# im gonna get 2 Sundown E8v3D2



## caddyking (Apr 4, 2004)

I want to run an old school punch 200 dsm. What dimensions should the box be to get the best bass? Is there an amp that is recommended instead of the punch 200? Also, the box will be on the upper tray of the trunk in my 63 with the subs facing to the rear.

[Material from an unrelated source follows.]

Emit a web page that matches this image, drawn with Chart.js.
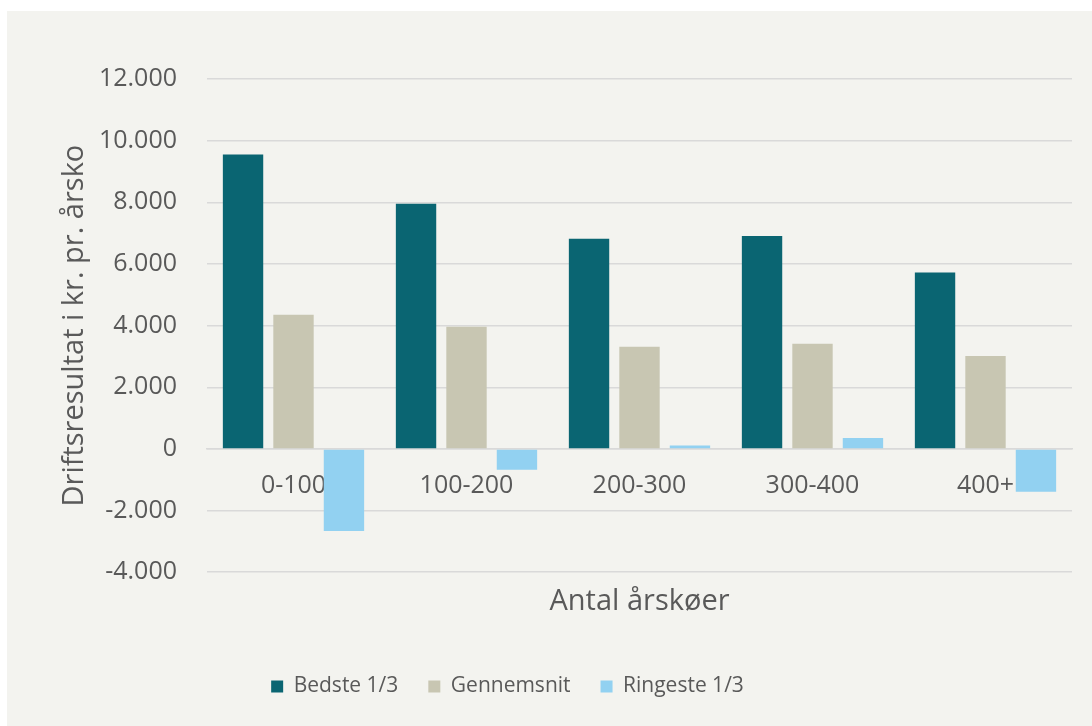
<!DOCTYPE html>
<html>
<head>
<meta charset="utf-8">
<script src="https://cdn.jsdelivr.net/npm/chart.js@4/dist/chart.umd.min.js"></script>
<style>
    html, body { margin: 0; padding: 0; background: #ffffff; }
    #wrap {
        position: absolute;
        left: 7px;
        top: 11px;
        width: 1085px;
        height: 715px;
        background: #f3f3ef;
    }
</style>
</head>
<body>
<div id="wrap"><canvas id="myChart"></canvas></div>
<script>
const categories = ['0-100', '100-200', '200-300', '300-400', '400+'];
const bedste = [9550, 7950, 6820, 6910, 5720];
const gennemsnit = [4350, 3960, 3310, 3410, 3010];
const ringeste = [-2660, -680, 110, 350, -1390];
const seriesNames = ['Bedste 1/3', 'Gennemsnit', 'Ringeste 1/3'];

const textColor = '#595959';
const fontName = "'Open Sans', sans-serif";

function formatThousands(v) {
    const s = Math.abs(v).toString().replace(/\B(?=(\d{3})+(?!\d))/g, '.');
    return (v < 0 ? '-' : '') + s;
}

// the legend in the original sits a bit left of centre
const legendShift = {
    id: 'legendShift',
    afterLayout(chart) {
        if (chart.legend) chart.legend.right -= 84;
    }
};

const ctx = document.getElementById('myChart').getContext('2d');
const chart = new Chart(ctx, {
    type: 'bar',
    data: {
        labels: categories,
        datasets: [
            { label: seriesNames[0], data: bedste, backgroundColor: '#0a6572' },
            { label: seriesNames[1], data: gennemsnit, backgroundColor: '#c8c6b2' },
            { label: seriesNames[2], data: ringeste, backgroundColor: '#92d1f1' }
        ]
    },
    plugins: [legendShift],
    options: {
        responsive: true,
        maintainAspectRatio: false,
        animation: false,
        datasets: {
            bar: { barPercentage: 0.8, categoryPercentage: 0.875 }
        },
        layout: {
            padding: { left: 20, right: 20, top: 68, bottom: 19 }
        },
        scales: {
            x: {
                position: { y: 0 },
                grid: { display: false, drawTicks: false },
                border: { display: true, color: '#d9d9d9', width: 1.5 },
                ticks: {
                    color: textColor,
                    padding: 22,
                    font: { family: fontName, size: 25 }
                }
            },
            y: {
                min: -4000,
                max: 12000,
                afterFit: scale => { scale.width = 180; },
                ticks: {
                    stepSize: 2000,
                    color: textColor,
                    padding: 30,
                    font: { family: fontName, size: 25 },
                    callback: value => formatThousands(value)
                },
                grid: { color: '#d9d9d9', lineWidth: 1.5, drawTicks: false },
                border: { display: false },
                title: {
                    display: true,
                    text: 'Driftsresultat i kr. pr. årsko',
                    color: textColor,
                    font: { family: fontName, size: 29 },
                    padding: { top: 30, bottom: 8 }
                }
            }
        },
        plugins: {
            title: {
                display: true,
                position: 'bottom',
                fullSize: false,
                weight: 500,
                text: 'Antal årskøer',
                color: textColor,
                font: { family: fontName, size: 29, weight: 'normal' },
                padding: { top: 12, bottom: 27 }
            },
            legend: {
                position: 'bottom',
                labels: {
                    boxWidth: 12,
                    boxHeight: 12,
                    padding: 30,
                    color: textColor,
                    font: { family: fontName, size: 21 }
                }
            },
            tooltip: { enabled: false }
        }
    }
});
</script>
</body>
</html>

Any replies is appreciated


----------



## Airborne (Oct 23, 2005)




----------



## Airborne (Oct 23, 2005)

_External Height = 13 in
External Width = 29.5 in
External Depth = 13 in

Port Width = 2 in

Cut Sheet List:


External Enclosure Parts:

Front = 26 3/4 x 11 1/2
Back = 29 1/2 x 11 1/2

Left & Right Sides:
Side 1 = 11 1/2 x 11 1/2
Side 2 = 12 1/4 x 11 1/2

Top & Bottom = 29 1/2 x 13

L Port Internal Assembly Parts:

Front to Back = 9 1/2 x 11 1/2
Extension = 22 3/4 x 11 1/2_​


----------



## Airborne (Oct 23, 2005)

3/4in MDF or equivalent. These specs are from Jacob from Sundown.

You should throw about 600w of clean power at them This box and those subs fucking SLAM!!


----------



## caddyking (Apr 4, 2004)

Man thanks a lot for the info. Is 13" too tall fit on the upper deck of the trunk? What amp do u recommend? Thanks again!!


----------



## Airborne (Oct 23, 2005)

the 13" is the depth. I thought I remember my homie having a box that more than 13" deep in pretty much the same car.

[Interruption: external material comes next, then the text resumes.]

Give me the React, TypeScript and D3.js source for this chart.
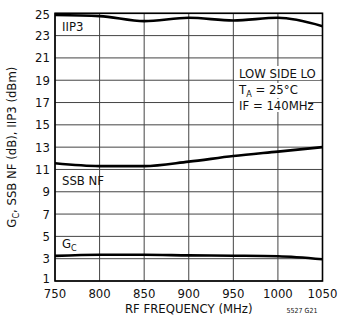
import React from "react";
import * as d3 from "d3";

const freqs = [750, 800, 850, 900, 950, 1000, 1050];
const iip3 = [24.85, 24.75, 24.3, 24.6, 24.35, 24.6, 23.85];
const ssbNF = [11.55, 11.3, 11.3, 11.7, 12.2, 12.6, 13.0];
const gc = [3.25, 3.35, 3.35, 3.3, 3.27, 3.22, 2.95];
const xTicks = [750, 800, 850, 900, 950, 1000, 1050];
const yTicks = [1, 3, 5, 7, 9, 11, 13, 15, 17, 19, 21, 23, 25];

const FONT = "'Liberation Sans Narrow', 'Arial Narrow', 'DejaVu Sans Condensed', sans-serif";

export default function App() {
  const W = 339, H = 320;
  const L = 55, R = 322.5, T = 13.3, B = 281;
  const x = d3.scaleLinear().domain([750, 1050]).range([L, R]);
  const y = d3.scaleLinear().domain([1, 25]).range([B, T]);
  const line = d3
    .line<number>()
    .x((_, i) => x(freqs[i]))
    .y((d) => y(d))
    .curve(d3.curveMonotoneX);
  const series = [iip3, ssbNF, gc];
  return (
    <svg width={W} height={H} style={{ position: "absolute", left: 0, top: 0, background: "#fff" }} fontFamily={FONT}>
      <rect x={0} y={0} width={W} height={H} fill="#fff" />
      {xTicks.map((t) => (
        <line key={"gx" + t} x1={x(t)} x2={x(t)} y1={T} y2={B} stroke="#444" strokeWidth={1} />
      ))}
      {yTicks.map((t) => (
        <line key={"gy" + t} x1={L} x2={R} y1={y(t)} y2={y(t)} stroke="#444" strokeWidth={1} />
      ))}
      {/* annotation knockouts */}
      <rect x={234} y={66} width={86} height={14} fill="#fff" />
      <rect x={234} y={83} width={62} height={15} fill="#fff" />
      <rect x={234} y={99} width={74} height={13} fill="#fff" />
      {series.map((s, i) => (
        <path key={i} d={line(s) || ""} fill="none" stroke="#000" strokeWidth={2.6} />
      ))}
      <rect x={L} y={T} width={R - L} height={B - T} fill="none" stroke="#000" strokeWidth={1.6} />
      {yTicks.map((t) => (
        <text key={"ty" + t} x={50} y={y(t) + (t === 1 ? 2 : t === 25 ? 5.5 : 4.5)} textAnchor="end" fontSize={13} fill="#111">
          {t}
        </text>
      ))}
      {xTicks.map((t) => (
        <text key={"tx" + t} x={x(t)} y={298} textAnchor="middle" fontSize={13} fill="#111">
          {t}
        </text>
      ))}
      <text x={(L + R) / 2} y={313} textAnchor="middle" fontSize={13} fill="#111">
        RF FREQUENCY (MHz)
      </text>
      <text x={302} y={313} textAnchor="middle" fontSize={7} fill="#111">
        5527 G21
      </text>
      <text transform={`translate(16,${(T + B) / 2}) rotate(-90)`} textAnchor="middle" fontSize={13} fill="#111">
        G<tspan fontSize={9} dy={3}>C</tspan>
        <tspan dy={-3}>, SSB NF (dB), IIP3 (dBm)</tspan>
      </text>
      <text x={62} y={31} fontSize={13} fill="#111">IIP3</text>
      <text x={62} y={185} fontSize={13} fill="#111">SSB NF</text>
      <text x={62} y={248} fontSize={13} fill="#111">
        G<tspan fontSize={9} dy={3}>C</tspan>
      </text>
      <text x={239} y={78} fontSize={13} fill="#111">LOW SIDE LO</text>
      <text x={239} y={94} fontSize={13} fill="#111">
        T<tspan fontSize={9} dy={3}>A</tspan>
        <tspan dy={-3}> = 25°C</tspan>
      </text>
      <text x={239} y={110} fontSize={13} fill="#111">IF = 140MHz</text>
    </svg>
  );
}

What kind of money you looking to spend on an amp? Makes it easier for me to help if I know what your money limit is...


----------



## caddyking (Apr 4, 2004)

13" is the external height as well. I remember measuring one time and coming up with about 11" of clearance. I've always wondered how people had bigger speakers in that location....

I would say about 200-250 is what I'm looking to spend. Thx again


----------



## caddyking (Apr 4, 2004)

Ttt


----------



## 2tirefire (Oct 23, 2012)

I will vouch for those subs. I have A b.d fosgate 1100 pushing those same 8's in a similar box tuned to 30hz in a cuddy cabin in my boat. It feels like the boat is going to fall apart. It hits the lows like I've never herd. Good choice, get lots of sound deadener cause its going to rattle your trunk something fierce.


----------



## 63hardtoprider (Feb 8, 2008)

caddyking said:


> Man thanks a lot for the info. Is 13" too tall fit on the upper deck of the trunk? What amp do u recommend? Thanks again!!

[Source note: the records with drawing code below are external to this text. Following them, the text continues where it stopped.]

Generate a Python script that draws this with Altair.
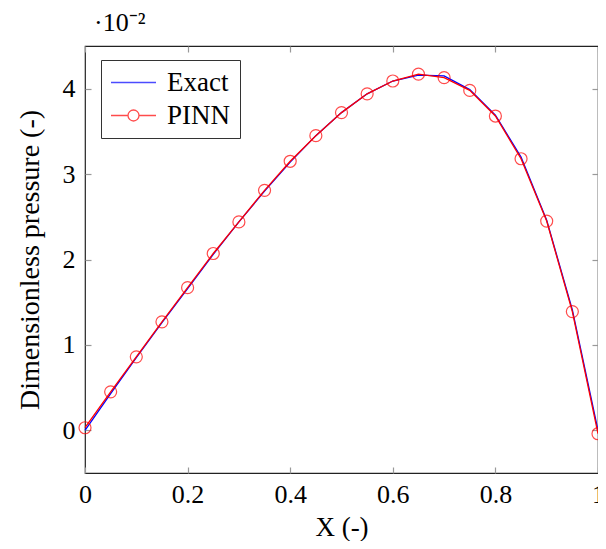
import altair as alt
import pandas as pd

# X positions (-)
x_vals = [0.0, 0.05, 0.1, 0.15, 0.2, 0.25, 0.3, 0.35, 0.4, 0.45, 0.5,
          0.55, 0.6, 0.65, 0.7, 0.75, 0.8, 0.85, 0.9, 0.95, 1.0]
# Dimensionless pressure, in units of 1e-2
exact_vals = [0.0, 0.43, 0.85, 1.26, 1.66, 2.06, 2.44, 2.80, 3.14, 3.45, 3.72,
              3.94, 4.09, 4.16, 4.15, 3.99, 3.69, 3.20, 2.46, 1.41, 0.0]
pinn_vals = [0.03, 0.45, 0.86, 1.27, 1.67, 2.07, 2.44, 2.81, 3.15, 3.45, 3.72,
             3.94, 4.09, 4.17, 4.13, 3.98, 3.68, 3.18, 2.45, 1.39, -0.04]
series_names = ["Exact", "PINN"]
series_colors = ["#0000ff", "#ff0000"]
x_ticks = [0, 0.2, 0.4, 0.6, 0.8, 1]
y_ticks = [0, 1, 2, 3, 4]

rows = []
for name, ys in zip(series_names, [exact_vals, pinn_vals]):
    for i, (xv, yv) in enumerate(zip(x_vals, ys)):
        rows.append({"x": xv, "y": yv, "series": name, "order": i})
df = pd.DataFrame(rows)
pinn_df = df[df["series"] == "PINN"]

FONT = "Liberation Serif"
FS = 26
xscale = alt.Scale(domain=[0, 1], nice=False, zero=False)
yscale = alt.Scale(domain=[-0.5, 4.5], nice=False, zero=False)
color_scale = alt.Scale(domain=series_names, range=series_colors)

# legend symbol paths (unit = 12.5 px with symbolSize 625)
EXACT_PATH = "M-1,0H2.6"
PINN_PATH = ("M-1,0H0.36M1.24,0H2.6M1.24,0A0.44,0.44,0,1,1,0.36,0"
             "A0.44,0.44,0,1,1,1.24,0")

LEGEND = dict(orient="none", legendX=16, legendY=14, title=None,
              labelFont=FONT, labelFontSize=27, labelColor="black",
              padding=9, strokeColor="#333333", fillColor="white",
              symbolSize=625, symbolStrokeWidth=1.3,
              labelOffset=30, rowPadding=5)

lines = alt.Chart(df).mark_line(strokeWidth=1.3).encode(
    x=alt.X("x:Q", scale=xscale,
            axis=alt.Axis(values=x_ticks, format="~g", offset=-6, tickSize=6,
                          domain=False, grid=False, labelPadding=8,
                          labelFlush=False, title="X (-)", titlePadding=7,
                          titleFontSize=27)),
    y=alt.Y("y:Q", scale=yscale,
            axis=alt.Axis(values=y_ticks, format="~g", offset=-6, tickSize=6,
                          domain=False, grid=False, labelPadding=10,
                          labelFlush=False, title="Dimensionless pressure (-)",
                          titlePadding=18, titleFontSize=28)),
    color=alt.Color("series:N", scale=color_scale, legend=alt.Legend(**LEGEND)),
    order="order:Q",
)

points = alt.Chart(pinn_df).mark_point(shape="circle", filled=False, size=144,
                                       strokeWidth=1.2, color="#ff0000").encode(
    x=alt.X("x:Q", scale=xscale,
            axis=alt.Axis(orient="top", values=x_ticks, offset=-6, tickSize=6,
                          domain=False, grid=False, labels=False, title=None,
                          minExtent=0, maxExtent=6)),
    y=alt.Y("y:Q", scale=yscale,
            axis=alt.Axis(orient="right", values=y_ticks, offset=-6, tickSize=6,
                          domain=False, grid=False, labels=False, title=None,
                          minExtent=0, maxExtent=6)),
)

# empty layer carrying the legend symbols (line, and line with circle)
legend_layer = alt.Chart(df).transform_filter("datum.x > 5").mark_point(
    filled=False).encode(
    x=alt.X("x:Q", scale=xscale, axis=None),
    y=alt.Y("y:Q", scale=yscale, axis=None),
    color=alt.Color("series:N", scale=color_scale, legend=alt.Legend(**LEGEND)),
    shape=alt.Shape("series:N",
                    scale=alt.Scale(domain=series_names,
                                    range=[EXACT_PATH, PINN_PATH]),
                    legend=alt.Legend(**LEGEND)),
)

chart = alt.layer(lines, points, legend_layer).resolve_axis(
    x="independent", y="independent"
).properties(
    width=513, height=427,
    autosize=alt.AutoSizeParams(type="none"),
    padding={"left": 77, "top": 38, "right": 0, "bottom": 68},
    title=alt.Title("·10⁻²", anchor="start", frame="group", dx=9, offset=-12,
                    baseline="alphabetic", font=FONT, fontSize=26,
                    fontWeight="normal", color="black"),
).configure_view(
    stroke="#222222", strokeWidth=1.2
).configure_axis(
    labelFont=FONT, titleFont=FONT, labelFontSize=FS, titleFontSize=FS,
    labelColor="black", titleColor="black", titleFontWeight="normal",
    tickColor="#999999", tickWidth=1.2,
)

chart.save("out.html", embed_options={"renderer": "svg", "actions": False})
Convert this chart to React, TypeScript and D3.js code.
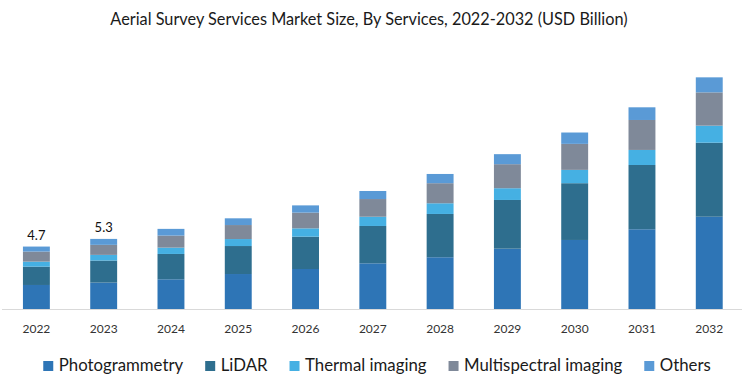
import { useEffect, useRef } from 'react';
import { scaleBand, scaleLinear, select, stack } from 'd3';

const years = ['2022', '2023', '2024', '2025', '2026', '2027', '2028', '2029', '2030', '2031', '2032'];

const photogrammetry = [1.82, 2.0, 2.25, 2.65, 3.03, 3.46, 3.92, 4.57, 5.23, 6.04, 6.99];
const lidar = [1.39, 1.67, 1.92, 2.12, 2.45, 2.83, 3.28, 3.69, 4.3, 4.87, 5.61];
const thermalImaging = [0.38, 0.43, 0.48, 0.53, 0.63, 0.7, 0.81, 0.89, 1.01, 1.14, 1.29];
const multispectralImaging = [0.76, 0.76, 0.91, 1.06, 1.19, 1.34, 1.52, 1.82, 1.97, 2.27, 2.52];
const others = [0.38, 0.45, 0.51, 0.51, 0.55, 0.61, 0.7, 0.76, 0.86, 0.96, 1.14];

const seriesNames = ['Photogrammetry', 'LiDAR', 'Thermal imaging', 'Multispectral imaging', 'Others'];
const seriesValues = [photogrammetry, lidar, thermalImaging, multispectralImaging, others];
const seriesColors = ['#2e75b6', '#2e6e8e', '#45b0e3', '#7f8999', '#5a9ad6'];

// only the first two years carry a total label
const totalLabels = ['4.7', '5.3'];

const title = 'Aerial Survey Services Market Size, By Services, 2022-2032 (USD Billion)';

export default function App() {
  const svgRef = useRef<SVGSVGElement>(null);

  useEffect(() => {
    if (!svgRef.current) return;
    const svg = select(svgRef.current);
    svg.selectAll('*').remove();

    const width = 742;
    const baseline = 309;
    const font = 'Lato, "Open Sans", sans-serif';

    const rows = years.map((year, i) => {
      const row: Record<string, any> = { year };
      seriesNames.forEach((name, s) => (row[name] = seriesValues[s][i]));
      return row;
    });
    const stacked = stack<any>().keys(seriesNames)(rows);

    const xScale = scaleBand()
      .domain(years)
      .range([2.75, 742.9])
      .paddingInner(0.6)
      .paddingOuter(0.3);

    const yScale = scaleLinear().domain([0, 20]).range([baseline, baseline - 264]);

    // Title
    svg.append('text')
      .attr('x', 369)
      .attr('y', 25)
      .attr('text-anchor', 'middle')
      .attr('font-family', font)
      .attr('font-size', 16.3)
      .attr('fill', '#1a1a1a')
      .text(title);

    // Bars
    const g = svg.append('g');
    stacked.forEach((layer, s) => {
      g.append('g')
        .attr('fill', seriesColors[s])
        .selectAll('rect')
        .data(layer)
        .enter()
        .append('rect')
        .attr('x', (d: any) => xScale(d.data.year) || 0)
        .attr('y', (d: any) => yScale(d[1]))
        .attr('width', xScale.bandwidth())
        .attr('height', (d: any) => yScale(d[0]) - yScale(d[1]));
    });

    // Baseline
    svg.append('line')
      .attr('x1', 2)
      .attr('x2', width)
      .attr('y1', baseline + 0.5)
      .attr('y2', baseline + 0.5)
      .attr('stroke', '#d9d9d9')
      .attr('stroke-width', 1);

    // Year labels
    svg.append('g')
      .selectAll('text')
      .data(years)
      .enter()
      .append('text')
      .attr('x', (d) => (xScale(d) || 0) + xScale.bandwidth() / 2)
      .attr('y', 333)
      .attr('text-anchor', 'middle')
      .attr('font-family', font)
      .attr('font-size', 12)
      .attr('fill', '#333')
      .text((d) => d);

    // Totals
    const top = stacked[stacked.length - 1];
    svg.append('g')
      .selectAll('text')
      .data(totalLabels)
      .enter()
      .append('text')
      .attr('x', (_, i) => (xScale(years[i]) || 0) + xScale.bandwidth() / 2)
      .attr('y', (_, i) => yScale(top[i][1]) - 6.5)
      .attr('text-anchor', 'middle')
      .attr('font-family', font)
      .attr('font-size', 13)
      .attr('fill', '#111')
      .text((d) => d);

    // Legend, laid out from measured text widths
    const legend = svg.append('g');
    let cursor = 0;
    seriesNames.forEach((name, s) => {
      const item = legend.append('g').attr('transform', `translate(${cursor},0)`);
      item.append('rect')
        .attr('x', 0)
        .attr('y', 361)
        .attr('width', 10)
        .attr('height', 10)
        .attr('fill', seriesColors[s]);
      const label = item.append('text')
        .attr('x', 15.5)
        .attr('y', 371)
        .attr('font-family', font)
        .attr('font-size', 16.8)
        .attr('fill', '#1a1a1a')
        .text(name);
      const w = (label.node() as SVGTextElement).getComputedTextLength();
      cursor += 15.5 + w + 22;
    });
    const legendWidth = cursor - 22;
    legend.attr('transform', `translate(${377 - legendWidth / 2},0)`);
  }, []);

  return (
    <svg
      ref={svgRef}
      width={742}
      height={392}
      style={{ position: 'absolute', left: 0, top: 0, background: '#fff' }}
    />
  );
}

You can only go about 10 3/4 in the trunk of a 63 impala due to the tension rods. It has to be stepped to allow anything larger. I had 2 10's in my impala in a custom box, and this is how we had to build it


----------



## caddyking (Apr 4, 2004)

Thanks for the info. I'll try and get a box to fit that measurement


----------



## fallstown2163 (Mar 15, 2010)

Another option to consider is if space is an issue u can remove torsion bar set up and use billet gas shock style I did that on my 63 running 2 12 Memphis mojo 12 and ported it up thru package tray off glass and it beats all in cabin


----------



## caddyking (Apr 4, 2004)

Good idea. I like the idea of opening the trunk and seeing the speakers though. I would want the port to push air from the box through the center speaker grill in the backseat. Has anybody done or seen it done and is it a good idea?


----------



## 63hardtoprider (Feb 8, 2008)

caddyking said:


> Good idea. I like the idea of opening the trunk and seeing the speakers though. I would want the port to push air from the box through the center speaker grill in the backseat. Has anybody done or seen it done and is it a good idea?


The port NEEDS to be generally the same direction as the subs. Otherwise you can get noise interference/cancellation off the pressure waves of the subs. You can however build the sub box firing into the cabin and facing the port that way with a plexiglass backer in the trunk so you can see the rear of the subs. If you did this you can add LED lighting, a design, etc. and make it look good too. Something like this


----------



## 62Impala13s (Jan 7, 2012)

2 Sundown sa 12's in a rear dash blow through of my 64. Sound is loud/clean. No trunk rattle.


----------